→ Stored data
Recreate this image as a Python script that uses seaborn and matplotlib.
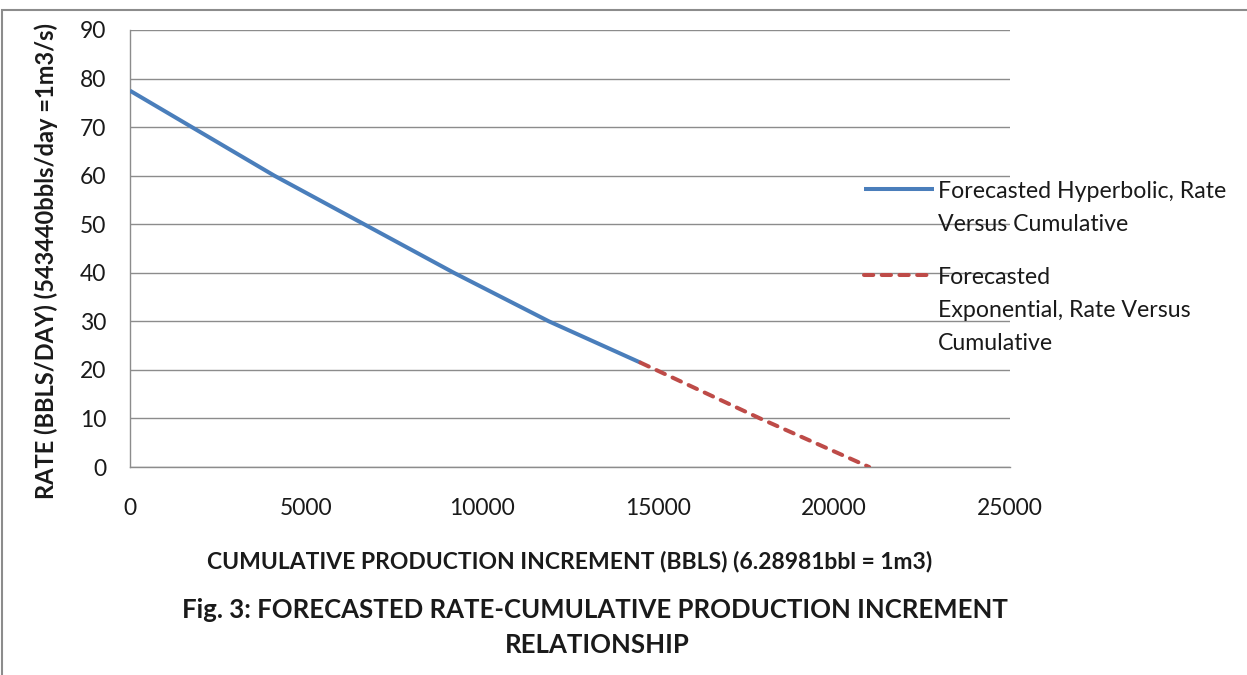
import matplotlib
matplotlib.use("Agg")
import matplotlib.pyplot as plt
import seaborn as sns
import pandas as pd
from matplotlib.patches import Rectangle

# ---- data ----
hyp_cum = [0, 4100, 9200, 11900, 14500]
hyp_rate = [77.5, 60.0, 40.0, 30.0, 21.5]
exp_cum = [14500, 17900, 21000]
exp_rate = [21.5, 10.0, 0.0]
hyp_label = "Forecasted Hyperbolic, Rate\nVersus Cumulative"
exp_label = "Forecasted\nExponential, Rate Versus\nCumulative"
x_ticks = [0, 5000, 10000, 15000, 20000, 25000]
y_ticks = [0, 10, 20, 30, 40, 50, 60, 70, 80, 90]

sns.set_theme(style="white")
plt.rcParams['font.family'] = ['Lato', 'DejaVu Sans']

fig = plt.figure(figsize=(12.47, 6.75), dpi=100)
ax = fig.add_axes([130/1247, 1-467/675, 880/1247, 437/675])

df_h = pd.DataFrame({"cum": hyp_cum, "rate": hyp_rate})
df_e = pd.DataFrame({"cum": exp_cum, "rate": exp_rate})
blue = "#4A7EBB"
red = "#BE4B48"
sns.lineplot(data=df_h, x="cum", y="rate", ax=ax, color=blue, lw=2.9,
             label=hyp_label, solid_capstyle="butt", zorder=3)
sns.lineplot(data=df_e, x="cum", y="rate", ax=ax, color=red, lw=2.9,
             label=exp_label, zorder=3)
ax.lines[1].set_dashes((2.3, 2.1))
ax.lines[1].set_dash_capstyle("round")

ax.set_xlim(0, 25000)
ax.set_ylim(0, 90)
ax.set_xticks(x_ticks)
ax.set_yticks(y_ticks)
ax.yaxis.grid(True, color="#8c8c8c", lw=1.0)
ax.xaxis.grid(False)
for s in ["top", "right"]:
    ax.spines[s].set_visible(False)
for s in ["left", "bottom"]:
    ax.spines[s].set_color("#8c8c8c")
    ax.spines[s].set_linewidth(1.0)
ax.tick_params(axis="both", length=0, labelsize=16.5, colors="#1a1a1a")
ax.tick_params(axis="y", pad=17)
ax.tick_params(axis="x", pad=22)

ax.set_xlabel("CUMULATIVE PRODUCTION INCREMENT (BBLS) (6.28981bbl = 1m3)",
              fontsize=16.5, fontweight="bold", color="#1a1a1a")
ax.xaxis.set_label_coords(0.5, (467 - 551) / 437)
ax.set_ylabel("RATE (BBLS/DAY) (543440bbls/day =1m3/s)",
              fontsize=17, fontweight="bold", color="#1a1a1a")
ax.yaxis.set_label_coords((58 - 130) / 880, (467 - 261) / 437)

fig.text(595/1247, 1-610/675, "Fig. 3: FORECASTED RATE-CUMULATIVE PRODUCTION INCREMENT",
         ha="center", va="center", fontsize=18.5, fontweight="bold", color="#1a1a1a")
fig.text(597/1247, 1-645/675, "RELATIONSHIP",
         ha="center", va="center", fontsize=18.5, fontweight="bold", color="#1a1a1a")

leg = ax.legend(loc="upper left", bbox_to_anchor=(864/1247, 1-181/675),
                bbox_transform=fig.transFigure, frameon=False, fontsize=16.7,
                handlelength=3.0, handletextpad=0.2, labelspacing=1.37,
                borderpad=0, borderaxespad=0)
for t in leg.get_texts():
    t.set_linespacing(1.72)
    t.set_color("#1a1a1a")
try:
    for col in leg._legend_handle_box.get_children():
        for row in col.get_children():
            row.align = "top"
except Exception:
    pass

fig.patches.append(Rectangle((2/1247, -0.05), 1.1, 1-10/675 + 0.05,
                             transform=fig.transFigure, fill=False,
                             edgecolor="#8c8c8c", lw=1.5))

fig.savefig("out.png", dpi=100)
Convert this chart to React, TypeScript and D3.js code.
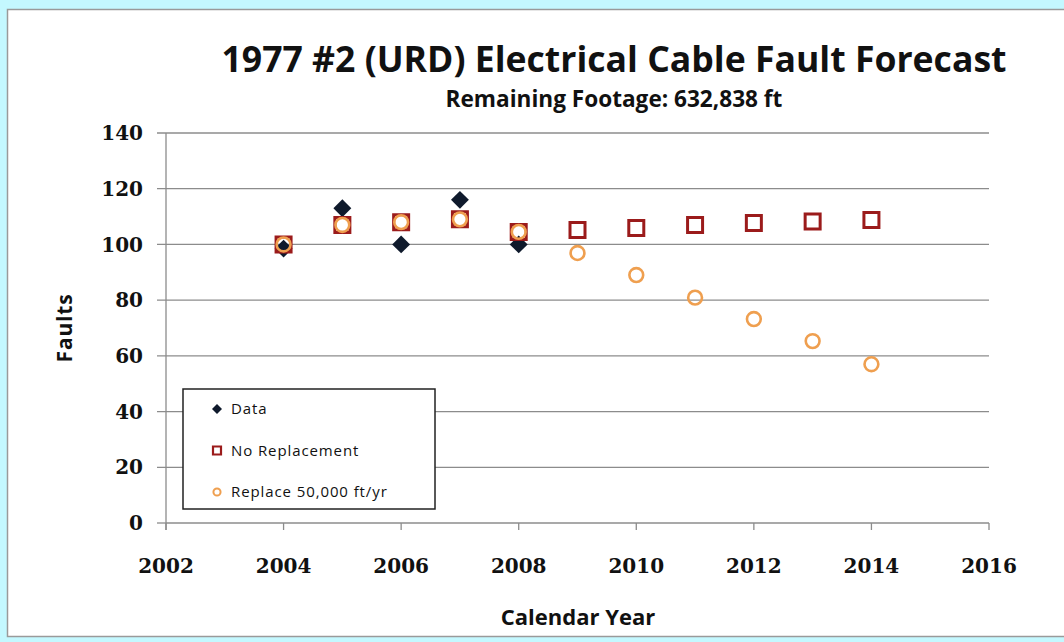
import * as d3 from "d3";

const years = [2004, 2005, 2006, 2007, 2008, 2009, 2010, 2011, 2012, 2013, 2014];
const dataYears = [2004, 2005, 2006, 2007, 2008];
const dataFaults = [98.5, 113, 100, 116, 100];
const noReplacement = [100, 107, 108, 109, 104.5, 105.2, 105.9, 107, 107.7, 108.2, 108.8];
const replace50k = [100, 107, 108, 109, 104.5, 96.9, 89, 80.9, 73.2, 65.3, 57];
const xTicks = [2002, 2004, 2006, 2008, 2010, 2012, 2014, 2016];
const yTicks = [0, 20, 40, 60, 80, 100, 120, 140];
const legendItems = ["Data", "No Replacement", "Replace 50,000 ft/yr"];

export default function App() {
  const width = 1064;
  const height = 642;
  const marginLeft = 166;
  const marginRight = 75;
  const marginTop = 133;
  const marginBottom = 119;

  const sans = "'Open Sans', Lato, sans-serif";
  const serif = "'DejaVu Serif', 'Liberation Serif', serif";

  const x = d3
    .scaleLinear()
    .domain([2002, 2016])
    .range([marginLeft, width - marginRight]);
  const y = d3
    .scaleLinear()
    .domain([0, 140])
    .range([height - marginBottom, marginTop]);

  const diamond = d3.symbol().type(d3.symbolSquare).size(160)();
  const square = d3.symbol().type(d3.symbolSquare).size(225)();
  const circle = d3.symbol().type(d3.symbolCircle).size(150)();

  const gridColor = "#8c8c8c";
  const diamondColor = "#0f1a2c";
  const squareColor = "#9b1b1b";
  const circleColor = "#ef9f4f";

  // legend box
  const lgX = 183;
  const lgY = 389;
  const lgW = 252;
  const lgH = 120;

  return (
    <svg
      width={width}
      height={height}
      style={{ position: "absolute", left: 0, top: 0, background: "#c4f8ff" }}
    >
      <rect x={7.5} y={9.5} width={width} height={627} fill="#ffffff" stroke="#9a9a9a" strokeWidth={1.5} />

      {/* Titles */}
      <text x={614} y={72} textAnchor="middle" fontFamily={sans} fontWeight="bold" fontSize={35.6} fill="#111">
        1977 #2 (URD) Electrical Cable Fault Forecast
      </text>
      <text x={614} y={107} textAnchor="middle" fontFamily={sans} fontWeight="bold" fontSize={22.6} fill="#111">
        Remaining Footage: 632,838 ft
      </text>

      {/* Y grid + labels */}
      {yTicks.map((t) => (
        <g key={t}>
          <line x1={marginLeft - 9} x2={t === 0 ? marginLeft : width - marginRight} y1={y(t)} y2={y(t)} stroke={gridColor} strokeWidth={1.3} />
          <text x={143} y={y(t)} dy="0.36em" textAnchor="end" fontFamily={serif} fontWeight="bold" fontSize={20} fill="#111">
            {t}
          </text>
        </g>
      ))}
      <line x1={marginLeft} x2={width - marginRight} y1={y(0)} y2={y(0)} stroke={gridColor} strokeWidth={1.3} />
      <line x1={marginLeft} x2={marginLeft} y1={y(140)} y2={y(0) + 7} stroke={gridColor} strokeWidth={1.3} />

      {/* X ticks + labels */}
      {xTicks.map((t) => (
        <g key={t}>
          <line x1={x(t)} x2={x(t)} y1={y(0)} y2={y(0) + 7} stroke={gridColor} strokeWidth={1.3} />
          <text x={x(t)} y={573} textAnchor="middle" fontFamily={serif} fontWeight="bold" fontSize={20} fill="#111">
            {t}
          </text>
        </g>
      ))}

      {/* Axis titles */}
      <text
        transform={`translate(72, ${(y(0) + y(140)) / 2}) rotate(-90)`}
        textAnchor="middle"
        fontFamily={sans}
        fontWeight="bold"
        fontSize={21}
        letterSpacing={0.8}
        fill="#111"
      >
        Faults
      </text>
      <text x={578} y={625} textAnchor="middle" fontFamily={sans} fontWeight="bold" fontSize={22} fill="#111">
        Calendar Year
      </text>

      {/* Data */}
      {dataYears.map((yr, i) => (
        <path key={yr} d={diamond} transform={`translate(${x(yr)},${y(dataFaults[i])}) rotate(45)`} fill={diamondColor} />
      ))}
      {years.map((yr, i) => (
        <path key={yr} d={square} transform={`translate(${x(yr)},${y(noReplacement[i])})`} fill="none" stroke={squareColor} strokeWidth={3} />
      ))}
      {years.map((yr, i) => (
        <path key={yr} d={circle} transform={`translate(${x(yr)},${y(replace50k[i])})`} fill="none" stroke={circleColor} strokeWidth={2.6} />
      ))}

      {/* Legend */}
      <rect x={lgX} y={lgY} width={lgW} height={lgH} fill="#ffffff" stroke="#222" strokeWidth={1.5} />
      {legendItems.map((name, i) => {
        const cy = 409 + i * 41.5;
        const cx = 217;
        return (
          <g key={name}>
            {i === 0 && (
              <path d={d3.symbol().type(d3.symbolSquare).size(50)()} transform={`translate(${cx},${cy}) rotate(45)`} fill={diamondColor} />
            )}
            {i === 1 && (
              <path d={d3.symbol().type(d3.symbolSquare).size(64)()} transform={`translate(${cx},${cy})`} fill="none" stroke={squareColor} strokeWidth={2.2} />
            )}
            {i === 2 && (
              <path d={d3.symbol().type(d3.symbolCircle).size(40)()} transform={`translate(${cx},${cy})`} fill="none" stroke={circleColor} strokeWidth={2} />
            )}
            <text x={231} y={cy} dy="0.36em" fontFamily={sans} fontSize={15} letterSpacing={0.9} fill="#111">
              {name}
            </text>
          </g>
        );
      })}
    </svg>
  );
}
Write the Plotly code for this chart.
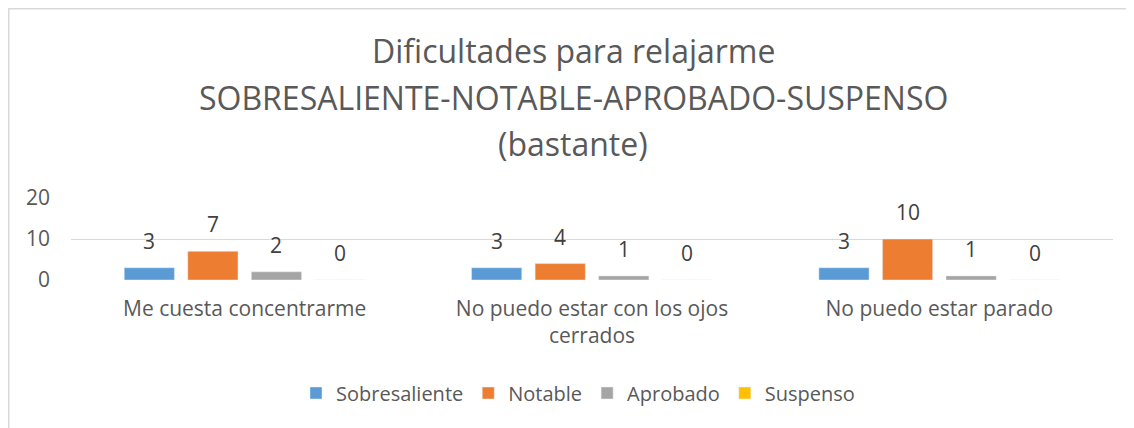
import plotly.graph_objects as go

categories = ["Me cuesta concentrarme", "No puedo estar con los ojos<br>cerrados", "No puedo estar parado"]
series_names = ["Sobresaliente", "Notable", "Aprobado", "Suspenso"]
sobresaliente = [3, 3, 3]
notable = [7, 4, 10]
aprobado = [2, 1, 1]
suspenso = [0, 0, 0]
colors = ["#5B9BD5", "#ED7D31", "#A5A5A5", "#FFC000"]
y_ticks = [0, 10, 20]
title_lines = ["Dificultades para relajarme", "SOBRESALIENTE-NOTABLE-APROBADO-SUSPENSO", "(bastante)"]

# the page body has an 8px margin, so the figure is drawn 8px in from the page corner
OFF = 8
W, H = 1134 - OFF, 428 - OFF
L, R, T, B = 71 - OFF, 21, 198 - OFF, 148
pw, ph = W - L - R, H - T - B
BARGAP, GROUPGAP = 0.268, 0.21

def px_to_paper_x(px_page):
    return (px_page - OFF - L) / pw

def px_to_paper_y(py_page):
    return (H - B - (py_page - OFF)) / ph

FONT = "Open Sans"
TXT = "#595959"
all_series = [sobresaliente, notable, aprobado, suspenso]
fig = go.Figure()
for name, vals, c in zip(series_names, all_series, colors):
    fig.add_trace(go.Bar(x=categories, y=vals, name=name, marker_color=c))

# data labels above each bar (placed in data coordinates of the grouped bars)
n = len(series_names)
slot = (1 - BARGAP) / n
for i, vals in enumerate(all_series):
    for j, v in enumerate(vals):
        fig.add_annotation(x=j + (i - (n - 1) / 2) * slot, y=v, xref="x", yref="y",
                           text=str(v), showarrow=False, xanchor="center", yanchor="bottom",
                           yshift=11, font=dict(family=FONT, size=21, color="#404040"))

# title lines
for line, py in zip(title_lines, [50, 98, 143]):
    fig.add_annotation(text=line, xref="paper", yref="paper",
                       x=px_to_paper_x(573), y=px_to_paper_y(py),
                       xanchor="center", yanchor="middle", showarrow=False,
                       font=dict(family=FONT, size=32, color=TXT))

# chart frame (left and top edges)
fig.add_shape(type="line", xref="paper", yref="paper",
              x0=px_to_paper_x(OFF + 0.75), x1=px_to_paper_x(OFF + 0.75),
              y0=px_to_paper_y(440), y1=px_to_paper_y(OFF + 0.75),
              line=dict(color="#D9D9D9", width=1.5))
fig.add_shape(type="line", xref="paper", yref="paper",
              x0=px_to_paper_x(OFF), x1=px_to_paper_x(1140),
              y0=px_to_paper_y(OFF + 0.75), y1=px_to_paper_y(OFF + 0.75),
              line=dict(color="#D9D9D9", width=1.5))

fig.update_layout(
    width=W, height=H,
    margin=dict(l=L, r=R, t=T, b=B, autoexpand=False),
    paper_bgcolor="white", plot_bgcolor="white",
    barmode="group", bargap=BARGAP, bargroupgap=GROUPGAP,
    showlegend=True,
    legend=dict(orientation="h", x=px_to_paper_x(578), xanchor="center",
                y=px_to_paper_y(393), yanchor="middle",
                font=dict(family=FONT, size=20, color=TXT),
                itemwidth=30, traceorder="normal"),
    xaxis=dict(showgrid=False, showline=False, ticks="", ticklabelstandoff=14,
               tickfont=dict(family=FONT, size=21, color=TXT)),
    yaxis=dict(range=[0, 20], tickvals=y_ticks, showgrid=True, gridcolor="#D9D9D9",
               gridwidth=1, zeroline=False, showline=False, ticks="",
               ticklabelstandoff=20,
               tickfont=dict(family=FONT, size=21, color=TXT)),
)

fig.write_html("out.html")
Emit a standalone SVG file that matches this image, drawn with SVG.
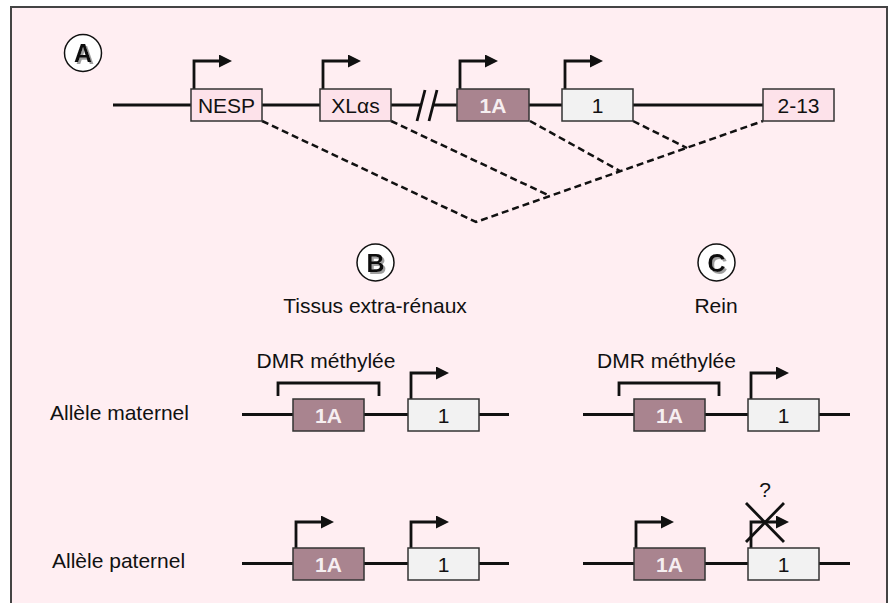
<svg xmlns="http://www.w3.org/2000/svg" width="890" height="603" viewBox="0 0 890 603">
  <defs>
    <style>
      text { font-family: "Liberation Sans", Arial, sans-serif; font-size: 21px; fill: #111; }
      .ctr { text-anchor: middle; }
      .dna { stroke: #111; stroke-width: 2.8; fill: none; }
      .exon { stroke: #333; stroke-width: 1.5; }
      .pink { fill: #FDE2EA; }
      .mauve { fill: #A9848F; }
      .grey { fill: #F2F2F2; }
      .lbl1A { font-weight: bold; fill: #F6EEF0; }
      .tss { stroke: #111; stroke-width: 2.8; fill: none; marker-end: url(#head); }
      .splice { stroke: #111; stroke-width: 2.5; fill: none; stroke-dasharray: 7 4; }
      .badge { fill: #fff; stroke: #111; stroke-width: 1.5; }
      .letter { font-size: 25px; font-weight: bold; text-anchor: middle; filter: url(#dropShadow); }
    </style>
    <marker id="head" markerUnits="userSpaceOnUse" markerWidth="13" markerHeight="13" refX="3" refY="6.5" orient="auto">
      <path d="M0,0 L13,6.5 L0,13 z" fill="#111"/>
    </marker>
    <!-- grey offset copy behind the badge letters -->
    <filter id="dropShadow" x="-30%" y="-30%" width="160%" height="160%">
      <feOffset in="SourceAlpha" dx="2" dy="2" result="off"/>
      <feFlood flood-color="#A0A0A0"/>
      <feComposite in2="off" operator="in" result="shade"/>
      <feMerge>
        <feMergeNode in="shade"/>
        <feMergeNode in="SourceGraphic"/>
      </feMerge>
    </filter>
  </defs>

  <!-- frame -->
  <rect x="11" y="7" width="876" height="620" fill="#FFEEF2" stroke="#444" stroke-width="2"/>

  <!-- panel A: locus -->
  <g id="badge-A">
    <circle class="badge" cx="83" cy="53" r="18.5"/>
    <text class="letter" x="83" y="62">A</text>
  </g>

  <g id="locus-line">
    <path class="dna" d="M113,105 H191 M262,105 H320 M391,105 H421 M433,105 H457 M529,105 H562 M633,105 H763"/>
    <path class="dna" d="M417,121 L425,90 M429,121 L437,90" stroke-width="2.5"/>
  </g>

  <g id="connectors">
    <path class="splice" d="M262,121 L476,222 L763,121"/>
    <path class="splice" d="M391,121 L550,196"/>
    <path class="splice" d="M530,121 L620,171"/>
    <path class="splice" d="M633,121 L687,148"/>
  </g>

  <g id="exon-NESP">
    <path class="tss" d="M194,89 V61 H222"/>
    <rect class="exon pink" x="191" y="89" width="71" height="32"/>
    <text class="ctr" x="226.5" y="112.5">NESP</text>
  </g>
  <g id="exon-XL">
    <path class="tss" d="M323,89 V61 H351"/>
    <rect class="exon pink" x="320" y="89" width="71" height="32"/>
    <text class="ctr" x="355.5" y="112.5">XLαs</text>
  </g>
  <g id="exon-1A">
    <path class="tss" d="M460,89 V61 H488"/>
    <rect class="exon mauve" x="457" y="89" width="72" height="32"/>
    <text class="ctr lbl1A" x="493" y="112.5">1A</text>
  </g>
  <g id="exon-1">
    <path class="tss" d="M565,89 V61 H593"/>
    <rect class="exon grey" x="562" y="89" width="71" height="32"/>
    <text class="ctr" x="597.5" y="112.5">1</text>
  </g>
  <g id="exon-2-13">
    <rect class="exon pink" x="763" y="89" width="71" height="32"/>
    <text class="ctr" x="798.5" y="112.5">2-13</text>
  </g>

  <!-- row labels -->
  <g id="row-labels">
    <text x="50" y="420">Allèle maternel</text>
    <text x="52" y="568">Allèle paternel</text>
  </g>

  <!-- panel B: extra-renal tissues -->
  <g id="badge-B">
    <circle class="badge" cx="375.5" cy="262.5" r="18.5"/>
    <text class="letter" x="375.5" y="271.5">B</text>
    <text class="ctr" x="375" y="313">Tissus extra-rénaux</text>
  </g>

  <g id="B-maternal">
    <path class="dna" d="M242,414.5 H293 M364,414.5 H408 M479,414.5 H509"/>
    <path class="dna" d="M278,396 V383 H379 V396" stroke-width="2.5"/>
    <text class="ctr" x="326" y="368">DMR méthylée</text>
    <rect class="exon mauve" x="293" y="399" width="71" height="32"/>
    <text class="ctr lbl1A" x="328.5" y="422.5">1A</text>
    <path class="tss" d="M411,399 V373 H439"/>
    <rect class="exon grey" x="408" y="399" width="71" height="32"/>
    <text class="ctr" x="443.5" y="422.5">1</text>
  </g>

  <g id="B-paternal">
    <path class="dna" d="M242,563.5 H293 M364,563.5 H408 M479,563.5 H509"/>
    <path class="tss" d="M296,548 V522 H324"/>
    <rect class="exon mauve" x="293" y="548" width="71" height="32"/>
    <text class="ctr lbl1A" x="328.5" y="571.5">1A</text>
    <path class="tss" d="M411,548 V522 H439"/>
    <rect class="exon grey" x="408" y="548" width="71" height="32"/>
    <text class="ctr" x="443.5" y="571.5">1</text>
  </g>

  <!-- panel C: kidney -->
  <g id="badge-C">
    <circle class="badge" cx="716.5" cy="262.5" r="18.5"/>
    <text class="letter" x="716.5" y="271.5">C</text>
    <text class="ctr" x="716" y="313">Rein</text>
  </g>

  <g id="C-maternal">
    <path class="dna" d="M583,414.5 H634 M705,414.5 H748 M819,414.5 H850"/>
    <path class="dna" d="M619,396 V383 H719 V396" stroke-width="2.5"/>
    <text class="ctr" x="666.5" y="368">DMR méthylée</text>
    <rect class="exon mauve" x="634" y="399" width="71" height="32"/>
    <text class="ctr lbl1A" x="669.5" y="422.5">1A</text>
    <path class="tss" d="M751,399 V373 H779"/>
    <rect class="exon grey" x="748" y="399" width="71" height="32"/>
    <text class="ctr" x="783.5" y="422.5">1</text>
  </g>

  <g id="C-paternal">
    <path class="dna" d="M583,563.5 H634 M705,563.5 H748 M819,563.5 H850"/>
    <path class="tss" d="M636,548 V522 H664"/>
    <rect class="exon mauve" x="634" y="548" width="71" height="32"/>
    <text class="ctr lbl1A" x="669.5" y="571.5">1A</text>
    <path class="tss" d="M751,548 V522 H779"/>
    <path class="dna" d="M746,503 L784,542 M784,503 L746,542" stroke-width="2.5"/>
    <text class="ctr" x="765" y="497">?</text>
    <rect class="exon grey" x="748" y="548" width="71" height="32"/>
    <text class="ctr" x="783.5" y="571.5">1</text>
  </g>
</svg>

→ Problem description
Please repeat exactly the data above from its first line to the line that contains "from matplotlib.patches import Rectangle", inclusive, and leave every picture out.

→ Worked solution
Recreate this image as a Python script that uses seaborn and matplotlib.
import matplotlib
matplotlib.use("Agg")
import matplotlib.pyplot as plt
import seaborn as sns
import pandas as pd
from matplotlib.patches import Rectangle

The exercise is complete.